In the small-format black-and-white series Hover (1996–1997) Crewdson looks down from above onto strangely apathetic, apparently confused human beings whose world order is slowly coming apart. Here, he formulates his central theme for the first time: the hidden abysses of the suburban American soul. He visualizes the unconscious dark sides of the human psyche in puzzling scenes, in which “before” and “after” remain unclear and mysterious.
With the series Twilight (1998-2002), Dream House (2002), and Beneath the Roses (2003-2008) hidden forces and dark energies have finally arrived in living rooms and small New England towns. His specific use of light allows him to transform scenes from everyday life into cryptic, baffling settings.
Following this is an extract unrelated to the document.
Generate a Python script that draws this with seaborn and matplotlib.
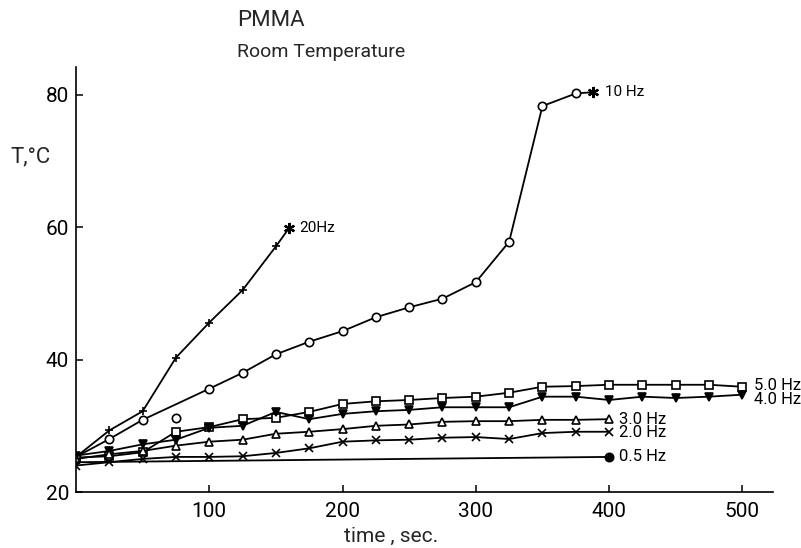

The melancholy of the large-format color scenes of domestic isolation and speechlessness recall the works of Edward Hopper.
With increasingly more support from assistants, his own team, and the kind of effort necessary for a film production, Crewdson creates his single frame movies, often working for weeks on site and in the studio. A single image seems to represent the narrative breadth of an entire dramatic film, albeit without a beginning or end. In this way he continues to develop the traditional staged photograph, which has been one of the most important expressive forms in contemporary fine arts photography since Cindy Sherman and Jeff Wall. His work method, which involves digital composition, is also similar to Jeff Wall’s.
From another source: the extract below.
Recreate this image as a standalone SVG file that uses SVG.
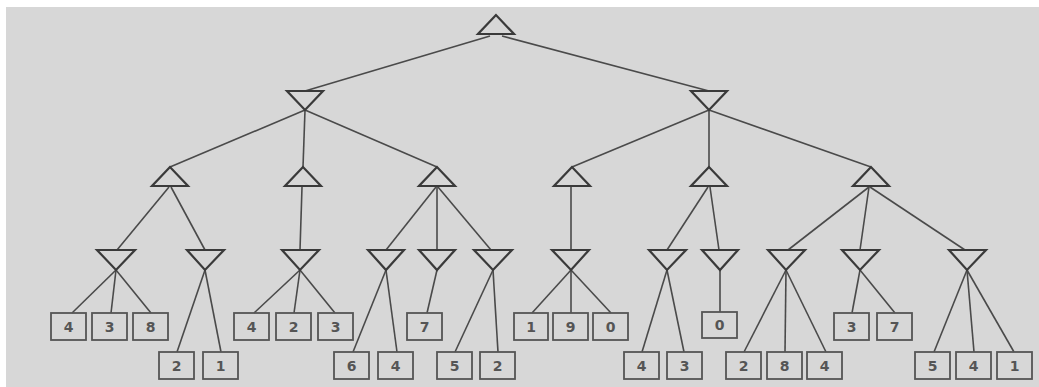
<svg xmlns="http://www.w3.org/2000/svg" width="1039" height="387" viewBox="0 0 1039 387">
<style>
.bg{fill:#d7d7d7}
.tri{fill:none;stroke:#3a3a3a;stroke-width:2.2;stroke-linejoin:miter}
.e{stroke:#4a4a4a;stroke-width:1.6;fill:none}
.box{fill:none;stroke:#555;stroke-width:1.8}
.lbl{font-family:"DejaVu Sans",sans-serif;font-size:14px;font-weight:bold;fill:#555;text-anchor:middle}
</style>
<rect x="0" y="0" width="1039" height="387" fill="#ffffff"/>
<rect class="bg" x="6" y="7" width="1033" height="380"/>
<g id="connectors">
<line class="e" x1="490" y1="36" x2="305" y2="91"/>
<line class="e" x1="502" y1="36" x2="709" y2="91"/>
<line class="e" x1="305" y1="110" x2="170" y2="167"/>
<line class="e" x1="305" y1="110" x2="303" y2="167"/>
<line class="e" x1="305" y1="110" x2="437" y2="167"/>
<line class="e" x1="709" y1="110" x2="572" y2="167"/>
<line class="e" x1="709" y1="110" x2="709" y2="167"/>
<line class="e" x1="709" y1="110" x2="871" y2="167"/>
<line class="e" x1="169" y1="187" x2="117" y2="250"/>
<line class="e" x1="171" y1="187" x2="205" y2="250"/>
<line class="e" x1="302" y1="187" x2="300" y2="250"/>
<line class="e" x1="436" y1="187" x2="386" y2="250"/>
<line class="e" x1="437" y1="187" x2="437" y2="250"/>
<line class="e" x1="438" y1="187" x2="491" y2="250"/>
<line class="e" x1="571" y1="187" x2="571" y2="250"/>
<line class="e" x1="708" y1="187" x2="667" y2="250"/>
<line class="e" x1="710" y1="187" x2="719" y2="250"/>
<line class="e" x1="869" y1="187" x2="788" y2="250"/>
<line class="e" x1="869" y1="187" x2="860" y2="250"/>
<line class="e" x1="870" y1="187" x2="965" y2="250"/>
<line class="e" x1="116" y1="270" x2="72" y2="313"/>
<line class="e" x1="116" y1="270" x2="111" y2="313"/>
<line class="e" x1="116" y1="270" x2="151" y2="313"/>
<line class="e" x1="205" y1="270" x2="177" y2="352"/>
<line class="e" x1="205" y1="270" x2="221" y2="352"/>
<line class="e" x1="300" y1="270" x2="254" y2="313"/>
<line class="e" x1="300" y1="270" x2="294" y2="313"/>
<line class="e" x1="300" y1="270" x2="335" y2="313"/>
<line class="e" x1="386" y1="270" x2="353" y2="352"/>
<line class="e" x1="386" y1="270" x2="397" y2="352"/>
<line class="e" x1="437" y1="270" x2="427" y2="313"/>
<line class="e" x1="493" y1="270" x2="455" y2="352"/>
<line class="e" x1="493" y1="270" x2="498" y2="352"/>
<line class="e" x1="571" y1="270" x2="532" y2="313"/>
<line class="e" x1="571" y1="270" x2="571" y2="313"/>
<line class="e" x1="571" y1="270" x2="611" y2="313"/>
<line class="e" x1="667" y1="270" x2="642" y2="352"/>
<line class="e" x1="667" y1="270" x2="684" y2="352"/>
<line class="e" x1="720" y1="270" x2="720" y2="312"/>
<line class="e" x1="786" y1="270" x2="744" y2="352"/>
<line class="e" x1="786" y1="270" x2="785" y2="352"/>
<line class="e" x1="786" y1="270" x2="826" y2="352"/>
<line class="e" x1="860" y1="270" x2="852" y2="313"/>
<line class="e" x1="860" y1="270" x2="895" y2="313"/>
<line class="e" x1="967" y1="270" x2="934" y2="352"/>
<line class="e" x1="967" y1="270" x2="974" y2="352"/>
<line class="e" x1="967" y1="270" x2="1014" y2="352"/>
</g>
<g id="root"><polygon class="tri" points="496,15 478,34 514,34"/></g>
<g id="n1a"><polygon class="tri" points="287,91 323,91 305,110"/></g>
<g id="n1b"><polygon class="tri" points="691,91 727,91 709,110"/></g>
<g id="n2a"><polygon class="tri" points="170,167 152,186 188,186"/></g>
<g id="n2b"><polygon class="tri" points="303,167 285,186 321,186"/></g>
<g id="n2c"><polygon class="tri" points="437,167 419,186 455,186"/></g>
<g id="n2d"><polygon class="tri" points="572,167 554,186 590,186"/></g>
<g id="n2e"><polygon class="tri" points="709,167 691,186 727,186"/></g>
<g id="n2f"><polygon class="tri" points="871,167 853,186 889,186"/></g>
<g id="n3a"><polygon class="tri" points="97,250 135,250 116,270"/></g>
<g id="n3b"><polygon class="tri" points="187,250 224,250 205,270"/></g>
<g id="n3c"><polygon class="tri" points="282,250 319,250 300,270"/></g>
<g id="n3d"><polygon class="tri" points="368,250 404,250 386,270"/></g>
<g id="n3e"><polygon class="tri" points="419,250 455,250 437,270"/></g>
<g id="n3f"><polygon class="tri" points="474,250 512,250 493,270"/></g>
<g id="n3g"><polygon class="tri" points="552,250 589,250 571,270"/></g>
<g id="n3h"><polygon class="tri" points="649,250 686,250 667,270"/></g>
<g id="n3i"><polygon class="tri" points="702,250 738,250 720,270"/></g>
<g id="n3j"><polygon class="tri" points="768,250 805,250 786,270"/></g>
<g id="n3k"><polygon class="tri" points="842,250 879,250 860,270"/></g>
<g id="n3l"><polygon class="tri" points="949,250 986,250 967,270"/></g>
<g id="l1"><rect class="box" x="51" y="313" width="35" height="27"/><text class="lbl" x="68.5" y="332">4</text></g>
<g id="l2"><rect class="box" x="92" y="313" width="35" height="27"/><text class="lbl" x="109.5" y="332">3</text></g>
<g id="l3"><rect class="box" x="133" y="313" width="35" height="27"/><text class="lbl" x="150.5" y="332">8</text></g>
<g id="l4"><rect class="box" x="159" y="352" width="35" height="27"/><text class="lbl" x="176.5" y="371">2</text></g>
<g id="l5"><rect class="box" x="203" y="352" width="35" height="27"/><text class="lbl" x="220.5" y="371">1</text></g>
<g id="l6"><rect class="box" x="234" y="313" width="35" height="27"/><text class="lbl" x="251.5" y="332">4</text></g>
<g id="l7"><rect class="box" x="276" y="313" width="35" height="27"/><text class="lbl" x="293.5" y="332">2</text></g>
<g id="l8"><rect class="box" x="318" y="313" width="35" height="27"/><text class="lbl" x="335.5" y="332">3</text></g>
<g id="l9"><rect class="box" x="334" y="352" width="35" height="27"/><text class="lbl" x="351.5" y="371">6</text></g>
<g id="l10"><rect class="box" x="378" y="352" width="35" height="27"/><text class="lbl" x="395.5" y="371">4</text></g>
<g id="l11"><rect class="box" x="407" y="313" width="35" height="27"/><text class="lbl" x="424.5" y="332">7</text></g>
<g id="l12"><rect class="box" x="437" y="352" width="35" height="27"/><text class="lbl" x="454.5" y="371">5</text></g>
<g id="l13"><rect class="box" x="480" y="352" width="35" height="27"/><text class="lbl" x="497.5" y="371">2</text></g>
<g id="l14"><rect class="box" x="514" y="313" width="34" height="27"/><text class="lbl" x="531" y="332">1</text></g>
<g id="l15"><rect class="box" x="553" y="313" width="35" height="27"/><text class="lbl" x="570.5" y="332">9</text></g>
<g id="l16"><rect class="box" x="593" y="313" width="35" height="27"/><text class="lbl" x="610.5" y="332">0</text></g>
<g id="l17"><rect class="box" x="624" y="352" width="35" height="27"/><text class="lbl" x="641.5" y="371">4</text></g>
<g id="l18"><rect class="box" x="667" y="352" width="35" height="27"/><text class="lbl" x="684.5" y="371">3</text></g>
<g id="l19"><rect class="box" x="702" y="312" width="35" height="26"/><text class="lbl" x="719.5" y="330">0</text></g>
<g id="l20"><rect class="box" x="726" y="352" width="35" height="27"/><text class="lbl" x="743.5" y="371">2</text></g>
<g id="l21"><rect class="box" x="767" y="352" width="35" height="27"/><text class="lbl" x="784.5" y="371">8</text></g>
<g id="l22"><rect class="box" x="807" y="352" width="35" height="27"/><text class="lbl" x="824.5" y="371">4</text></g>
<g id="l23"><rect class="box" x="834" y="313" width="35" height="27"/><text class="lbl" x="851.5" y="332">3</text></g>
<g id="l24"><rect class="box" x="877" y="313" width="35" height="27"/><text class="lbl" x="894.5" y="332">7</text></g>
<g id="l25"><rect class="box" x="915" y="352" width="35" height="27"/><text class="lbl" x="932.5" y="371">5</text></g>
<g id="l26"><rect class="box" x="956" y="352" width="35" height="27"/><text class="lbl" x="973.5" y="371">4</text></g>
<g id="l27"><rect class="box" x="997" y="352" width="35" height="27"/><text class="lbl" x="1014.5" y="371">1</text></g>
</svg>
The series Sanctuary (2009-2010) has a surprising effect. Using only natural light, Crewdson shot black-and-white photographs of pillars, gates, and ruined walls at a former Cinecittà film set near Rome. Applying a documentary approach, he avoided interfering with the location, while at the same time remaining faithful to his theme—for these pictures are also about beauty and sorrow, reality and fiction, nature and artifice, photography and film.